There have been a couple recent posts around the blogosphere on free or open scholarship. First, Charles at Awilum started way back in July with this post; which was recently picked up by Tim Bulkeley, to which Charles also linked. Alan Lenzi has, in an apparently unrelated post, linked to an open-source peer-reviewed journal. David Hymes also has some thoughts on the topic, which appear to be inspired by this article.
The concept of open teaching is a fascinating one. For my purposes in this post I’d like to limit the discussion to a more general view of scholarship. By this I mean not only teaching, but also the research that comes before teaching (or publication) of material. As Charles pointed out in his first post, someone pays for scholarship, regardless of whether or not we can download it as a PDF. As someone who plans to have a career teaching, I would prefer to be paid for it. This of course means that students will be required to pay for my courses…regardless of how much I may dislike such a system.

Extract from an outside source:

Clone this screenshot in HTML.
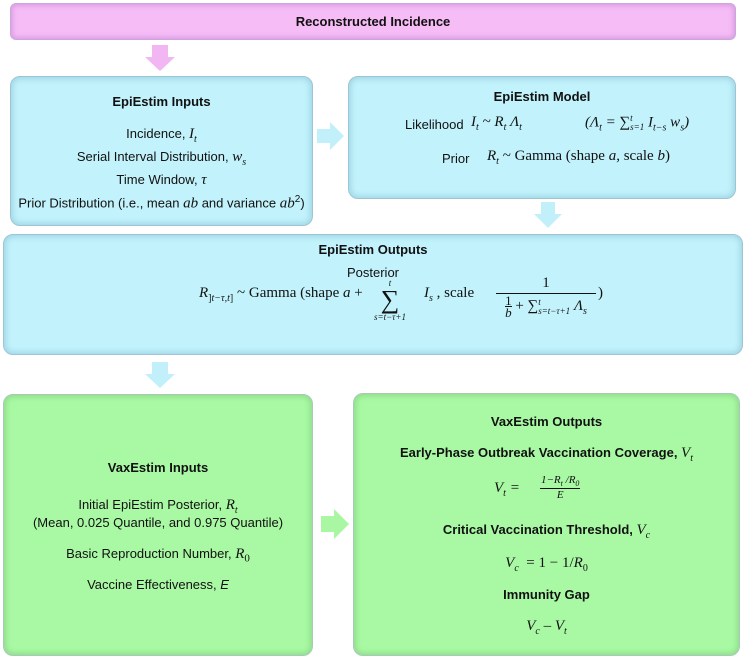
<!DOCTYPE html>
<html><head><meta charset="utf-8"><style>
body{margin:0;width:746px;height:658px;background:#fff;position:relative;overflow:hidden;font-family:"Liberation Sans",sans-serif;font-size:13px;color:#111}
.b{position:absolute;box-sizing:border-box;border:1px solid #9fc4d4;border-radius:10px}
.blue{background:#c2f2fb;box-shadow:inset 0 0 6px 2px #9fd6e6}
.green{background:#a9f9a4;border-color:#a9c9b8;box-shadow:inset 0 0 6px 2px #8fdc8a}
.pink{background:#f5bcf6;border-color:#c8a8d8;box-shadow:inset 0 0 5px 2px #dc9ee4;border-radius:6px}
.t{position:absolute;left:0;right:0;text-align:center;white-space:nowrap}
.bd{font-weight:bold}
.m{font-family:"Liberation Serif",serif;font-style:italic;font-size:15px}
.r{font-family:"Liberation Serif",serif;font-size:15px}
sub,sup{font-size:10px}
svg{position:absolute}
.ss{display:inline-block;vertical-align:middle;font-size:9px;line-height:9px;text-align:left}
</style></head><body>
<div class="b pink" style="left:10px;top:3px;width:726px;height:37px"><div class="t bd" style="top:10px">Reconstructed Incidence</div></div>
<svg style="left:144px;top:45px" width="32" height="27"><polygon points="8,0 24,0 24,12 31,12 16,26 1,12 8,12" fill="#f2b6f2"/></svg>

<div class="b blue" style="left:10px;top:76px;width:303px;height:150px">
<div class="t bd" style="top:17px">EpiEstim Inputs</div>
<div class="t" style="top:49px">Incidence, <span class="m">I<sub>t</sub></span></div>
<div class="t" style="top:72px">Serial Interval Distribution, <span class="m">w<sub>s</sub></span></div>
<div class="t" style="top:95px">Time Window, <span class="m">τ</span></div>
<div class="t" style="top:117px">Prior Distribution (i.e., mean <span class="m">ab</span> and variance <span class="m">ab</span><sup>2</sup>)</div>
</div>
<svg style="left:317px;top:121px" width="28" height="31"><polygon points="0,8 13,8 13,1 27,15 13,29 13,22 0,22" fill="#c2f0fa"/></svg>

<div class="b blue" style="left:348px;top:76px;width:388px;height:123px">
<div class="t bd" style="top:12px">EpiEstim Model</div>
<div style="position:absolute;left:56px;top:40px">Likelihood</div>
<div style="position:absolute;left:122px;top:37px" class="m">I<sub>t</sub> <span class="r">~</span> R<sub>t</sub> Λ<sub>t</sub></div>
<div style="position:absolute;left:236px;top:37px" class="m"><span class="r">(</span>Λ<sub>t</sub> <span class="r">= ∑</span><span class="ss">t<br>s=1</span> I<sub>t−s</sub> w<sub>s</sub><span class="r">)</span></div>
<div style="position:absolute;left:93px;top:74px">Prior</div>
<div style="position:absolute;left:138px;top:71px" class="r"><i>R<sub>t</sub></i> ~ Gamma (shape <i>a</i>, scale <i>b</i>)</div>
</div>
<svg style="left:533px;top:202px" width="30" height="27"><polygon points="8,0 22,0 22,12 29,12 15,26 1,12 8,12" fill="#c2f0fa"/></svg>

<div class="b blue" style="left:3px;top:234px;width:740px;height:121px">
<div class="t bd" style="top:7px">EpiEstim Outputs</div>
<div class="t" style="top:30px">Posterior</div>
<div style="position:absolute;left:195px;top:50px" class="r"><i>R</i><sub>]<i>t−τ,t</i>]</sub> ~ Gamma (shape <i>a</i> +</div>
<div style="position:absolute;left:358px;top:44px;width:56px;text-align:center" class="r"><div style="font-size:9px;font-style:italic;line-height:9px">t</div><div style="font-size:26px;line-height:24px">∑</div><div style="font-size:9px;font-style:italic;line-height:10px">s=t−τ+1</div></div>
<div style="position:absolute;left:420px;top:50px" class="r"><i>I<sub>s</sub></i> , scale</div>
<div style="position:absolute;left:492px;top:38px;width:100px;text-align:center" class="r"><div style="border-bottom:1px solid #111;line-height:20px">1</div><div style="line-height:24px"><span style="display:inline-block;vertical-align:middle;font-size:13px;line-height:11px"><span style="display:block;border-bottom:1px solid #111">1</span><i>b</i></span> + ∑<span class="ss"><i>t</i><br><i>s=t−τ+1</i></span> <i>Λ<sub>s</sub></i></div></div>
<div style="position:absolute;left:594px;top:50px" class="r">)</div>
</div>
<svg style="left:144px;top:362px" width="32" height="27"><polygon points="8,0 24,0 24,12 31,12 16,26 1,12 8,12" fill="#c2f0fa"/></svg>

<div class="b green" style="left:3px;top:394px;width:310px;height:262px">
<div class="t bd" style="top:65px">VaxEstim Inputs</div>
<div class="t" style="top:102px">Initial EpiEstim Posterior, <span class="m">R<sub>t</sub></span></div>
<div class="t" style="top:120px">(Mean, 0.025 Quantile, and 0.975 Quantile)</div>
<div class="t" style="top:151px">Basic Reproduction Number, <span class="m">R</span><sub class="r" style="font-size:11px">0</sub></div>
<div class="t" style="top:182px">Vaccine Effectiveness, <i>E</i></div>
</div>
<svg style="left:321px;top:508px" width="29" height="32"><polygon points="0,8 13,8 13,1 28,16 13,31 13,24 0,24" fill="#a9f7a2"/></svg>

<div class="b green" style="left:353px;top:393px;width:387px;height:263px">
<div class="t bd" style="top:20px">VaxEstim Outputs</div>
<div class="t bd" style="top:51px">Early-Phase Outbreak Vaccination Coverage, <span class="m" style="font-weight:normal">V<sub>t</sub></span></div>
<div style="position:absolute;left:140px;top:86px" class="m">V<sub>t</sub> <span class="r">=</span></div>
<div style="position:absolute;left:186px;top:80px;font-size:11px;text-align:center" class="m"><div style="border-bottom:1px solid #111;padding:0 1px">1−R<sub style="font-size:8px">t</sub> /R<sub style="font-size:8px">0</sub></div><div>E</div></div>
<div class="t bd" style="top:128px">Critical Vaccination Threshold, <span class="m" style="font-weight:normal">V<sub>c</sub></span></div>
<div class="t r" style="top:161px"><i>V<sub>c</sub></i> &nbsp;= 1 − 1/<i>R</i><sub>0</sub></div>
<div class="t bd" style="top:193px">Immunity Gap</div>
<div class="t m" style="top:224px">V<sub>c</sub> <span class="r">–</span> V<sub>t</sub></div>
</div>
</body></html>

In the midst of this discussion, I think it can be helpful to have the distinction that is often made in the Open Source software world; there is free as in beer, and there is free as in liberty. It seems to me that in many ways scholarship is already free as in liberty. At any library I can gain access to various books and articles, read them, and even include ideas from them in my own research–provided they are properly cited. This is not that dissimilar to Open Source software that is licensed under something like the GNU GPL or similar license. Biblical scholarship is often quite transparent and “open.”

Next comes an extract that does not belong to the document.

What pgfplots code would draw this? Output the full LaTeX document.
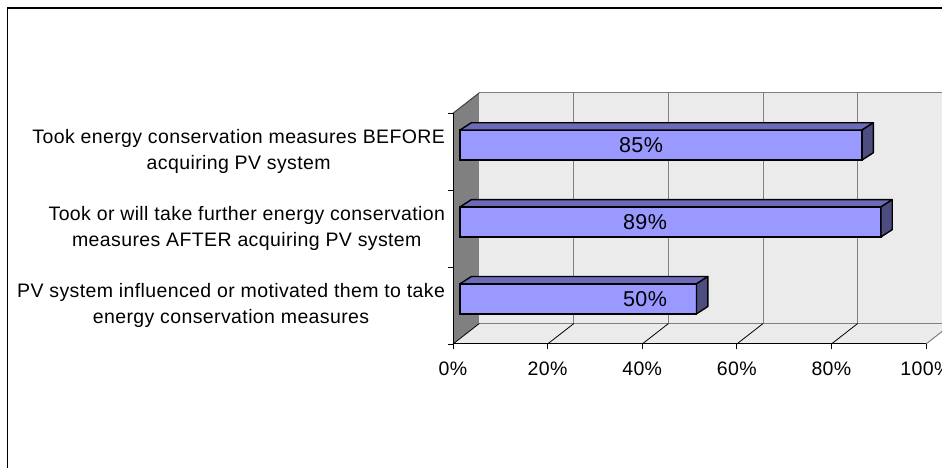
\documentclass[border=0pt]{standalone}
\usepackage{pgfplots}
\pgfplotsset{compat=1.18}
\usepackage{fontspec}
\setmainfont{Liberation Sans}[LetterSpace=2]
\definecolor{barfront}{HTML}{9999FF}
\definecolor{bartop}{HTML}{6B6BB8}
\definecolor{barside}{HTML}{4D4D80}
\definecolor{sidewall}{HTML}{808080}
\definecolor{backwall}{HTML}{EBEBEB}
\definecolor{gridgray}{HTML}{808080}
\newcommand{\lblfont}{\fontsize{19.5}{26}\selectfont}
\begin{document}
\begin{tikzpicture}
\fill[white] (0pt,0pt) rectangle (942pt,468pt);
\draw[line width=1.6pt] (7.5pt,-20pt) -- (7.5pt,460pt) -- (970pt,460pt);
\begin{axis}[
  axis on top,
  at={(453pt,124pt)}, anchor=south west,
  scale only axis, width=473pt, height=230.7pt,
  xmin=0, xmax=100, ymin=-0.5, ymax=2.5,
  clip=false,
  axis x line*=bottom, axis y line*=left,
  axis line style={black, line width=1pt},
  xtick={0,20,40,60,80,100},
  xticklabels={0\%,20\%,40\%,60\%,80\%,100\%},
  ytick={-0.5,0.5,1.5,2.5}, yticklabels={},
  extra y ticks={0,1,2},
  extra y tick labels={{PV system influenced or motivated them to take\\energy conservation measures},
                       {Took or will take further energy conservation\\measures AFTER acquiring PV system},
                       {Took energy conservation measures BEFORE\\acquiring PV system}},
  extra y tick style={tick style={draw=none}},
  tick align=outside,
  major tick length=5.5pt,
  tick style={black, line width=0.8pt},
  ticklabel style={font=\lblfont},
  yticklabel style={align=center, xshift=1pt},
  xticklabel style={yshift=-9pt},
]
  \fill[sidewall] (axis cs:0,-0.5) -- (axis cs:0,2.5)
     -- ([shift={(26.3pt,20.5pt)}]axis cs:0,2.5) -- ([shift={(26.3pt,20.5pt)}]axis cs:0,-0.5) -- cycle;
  \fill[backwall] ([shift={(26.3pt,20.5pt)}]axis cs:0,-0.5) rectangle ([shift={(26.3pt,20.5pt)}]axis cs:100,2.5);
  \fill[backwall] (axis cs:0,-0.5) -- (axis cs:100,-0.5)
     -- ([shift={(26.3pt,20.5pt)}]axis cs:100,-0.5) -- ([shift={(26.3pt,20.5pt)}]axis cs:0,-0.5) -- cycle;
  \draw[gridgray, line width=1pt] ([shift={(26.3pt,20.5pt)}]axis cs:0,2.5) -- ([shift={(26.3pt,20.5pt)}]axis cs:100,2.5);
  \draw[gridgray, line width=1pt] ([shift={(26.3pt,20.5pt)}]axis cs:0,-0.5) -- ([shift={(26.3pt,20.5pt)}]axis cs:100,-0.5);
  \draw[black!75, line width=1pt] (axis cs:0,2.5) -- ([shift={(26.3pt,20.5pt)}]axis cs:0,2.5);
  \pgfplotsinvokeforeach{20,40,60,80}{
    \draw[gridgray, line width=1pt] ([shift={(26.3pt,20.5pt)}]axis cs:#1,-0.5) -- ([shift={(26.3pt,20.5pt)}]axis cs:#1,2.5);
    \draw[black, line width=0.8pt] (axis cs:#1,-0.5) -- ([shift={(26.3pt,20.5pt)}]axis cs:#1,-0.5);
  }
  \draw[gridgray, line width=1pt] ([shift={(26.3pt,20.5pt)}]axis cs:100,-0.5) -- ([shift={(26.3pt,20.5pt)}]axis cs:100,2.5);
  \draw[gridgray, line width=1pt] (axis cs:100,-0.5) -- ([shift={(26.3pt,20.5pt)}]axis cs:100,-0.5);
  \draw[black, line width=0.8pt] (axis cs:0,-0.5) -- ([shift={(26.3pt,20.5pt)}]axis cs:0,-0.5);

\addplot[xbar, bar width=30pt, bar shift=6.7pt, xshift=7pt, fill=barfront, draw=black, line width=1.4pt]
  coordinates {(85,2) (89,1) (50,0)};
\addplot[fill=bartop, draw=black, line width=1.4pt, line join=round, xshift=7pt, yshift=21.7pt]
  coordinates {(0,2) (85,2) (87.39,2.095) (2.39,2.095) (0,2)};
\addplot[fill=bartop, draw=black, line width=1.4pt, line join=round, xshift=7pt, yshift=21.7pt]
  coordinates {(0,1) (89,1) (91.39,1.095) (2.39,1.095) (0,1)};
\addplot[fill=bartop, draw=black, line width=1.4pt, line join=round, xshift=7pt, yshift=21.7pt]
  coordinates {(0,0) (50,0) (52.39,0.095) (2.39,0.095) (0,0)};
\addplot[fill=barside, draw=black, line width=1.4pt, line join=round, xshift=7pt, yshift=21.7pt]
  coordinates {(85,2) (87.39,2.095) (87.39,1.705) (85,1.610) (85,2)};
\addplot[fill=barside, draw=black, line width=1.4pt, line join=round, xshift=7pt, yshift=21.7pt]
  coordinates {(89,1) (91.39,1.095) (91.39,0.705) (89,0.610) (89,1)};
\addplot[fill=barside, draw=black, line width=1.4pt, line join=round, xshift=7pt, yshift=21.7pt]
  coordinates {(50,0) (52.39,0.095) (52.39,-0.295) (50,-0.390) (50,0)};
\addplot[only marks, mark=*, mark size=0.01pt, mark options={draw=none, fill=none},
  point meta=explicit symbolic, nodes near coords,
  every node near coord/.append style={anchor=center, font=\fontsize{21.5}{24}\selectfont, text=black}]
  coordinates {(39.75,2.08) [85\%] (40.6,1.087) [89\%] (40.6,0.085) [50\%]};
\end{axis}
\pgfresetboundingbox
\path[use as bounding box] (0pt,0pt) rectangle (942pt,468pt);
\end{tikzpicture}
\end{document}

I believe the real issue that everyone in these discussions is speaking of is not Open Source scholarship per se; but rather open access scholarship. As students/researches, we all want access to material at a price we don’t consider extortion. But how do we realistically accomplish this? Charles has already pointed out the fact that it costs money to produce scholarship, and so someone wants to recoup that cost (whether the scholar who produced it, the publisher, the university, etc). Tim thinks scholarship should be funded in a transparent manner and open to the entire public. I certainly see a number of good points with this, but being a realist I don’t see it happening.

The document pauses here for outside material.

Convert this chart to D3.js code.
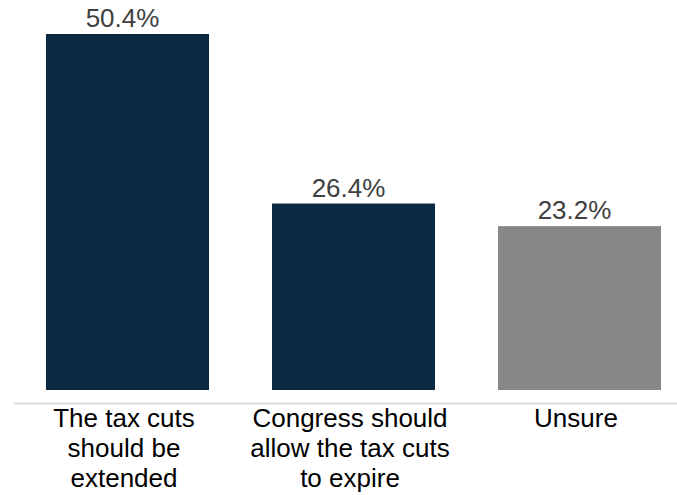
<!DOCTYPE html>
<html>
<head>
<meta charset="utf-8">
<script src="https://cdn.jsdelivr.net/npm/d3@7"></script>
<style>
  html, body { margin: 0; padding: 0; background: #ffffff; }
  svg { display: block; }
  text { font-family: "Liberation Sans", Arial, sans-serif; }
</style>
</head>
<body>
<svg id="chart" width="677" height="495"></svg>
<script>
const categories = [
  ["The tax cuts", "should be", "extended"],
  ["Congress should", "allow the tax cuts", "to expire"],
  ["Unsure"]
];
const values = [50.4, 26.4, 23.2];
const barColors = ["#0c2944", "#0c2944", "#878787"];

const W = 677, H = 495;
const svg = d3.select("#chart");
const baseY = 390, topY = 34;

const keys = categories.map((c, i) => i);
const pInner = 63 / 226;
const x = d3.scaleBand()
  .domain(keys)
  .range([14.5, 692.5])
  .paddingInner(pInner)
  .paddingOuter(pInner / 2);

const y = d3.scaleLinear()
  .domain([0, d3.max(values)])
  .range([baseY, topY]);

// bars
svg.append("g").selectAll("rect")
  .data(values)
  .join("rect")
  .attr("x", (d, i) => x(i))
  .attr("y", d => y(d))
  .attr("width", x.bandwidth())
  .attr("height", d => baseY - y(d))
  .attr("fill", (d, i) => barColors[i]);

// value labels
svg.append("g").selectAll("text")
  .data(values)
  .join("text")
  .attr("x", (d, i) => x(i) + x.bandwidth() / 2 - 5)
  .attr("y", d => y(d) - 7)
  .attr("text-anchor", "middle")
  .attr("font-size", 26)
  .attr("fill", "#404040")
  .text(d => d.toFixed(1) + "%");

// axis line
const axis = d3.axisBottom(x).tickSize(0).tickFormat("");
const axG = svg.append("g").attr("transform", `translate(0,${403.5})`).call(axis);
axG.select(".domain").remove();
axG.append("line")
  .attr("x1", 14).attr("x2", W)
  .attr("y1", 0).attr("y2", 0)
  .attr("stroke", "#d9d9d9").attr("stroke-width", 2);

// category labels
const lab = svg.append("g").selectAll("text")
  .data(categories)
  .join("text")
  .attr("text-anchor", "middle")
  .attr("font-size", 26)
  .attr("fill", "#000000");
lab.each(function(lines, i) {
  const t = d3.select(this);
  lines.forEach((ln, j) => {
    t.append("tspan")
      .attr("x", x(i) + x.bandwidth() / 2 - 3.5)
      .attr("y", 427 + j * 30)
      .text(ln);
  });
});
</script>
</body>
</html>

In the open source software world the recent trend has been for companies to sell support for a freely available software package which they develop. I can’t think of anything analogous to this in scholarship–outside of fully funded research universities.
So, that’s just shy of 500 words spent saying that I acknowledge the need for open access scholarship, but I’m unclear as to how we get to that point. For now, libraries will have to fulfill the need, and all scholars will simply have to live near a decent research library.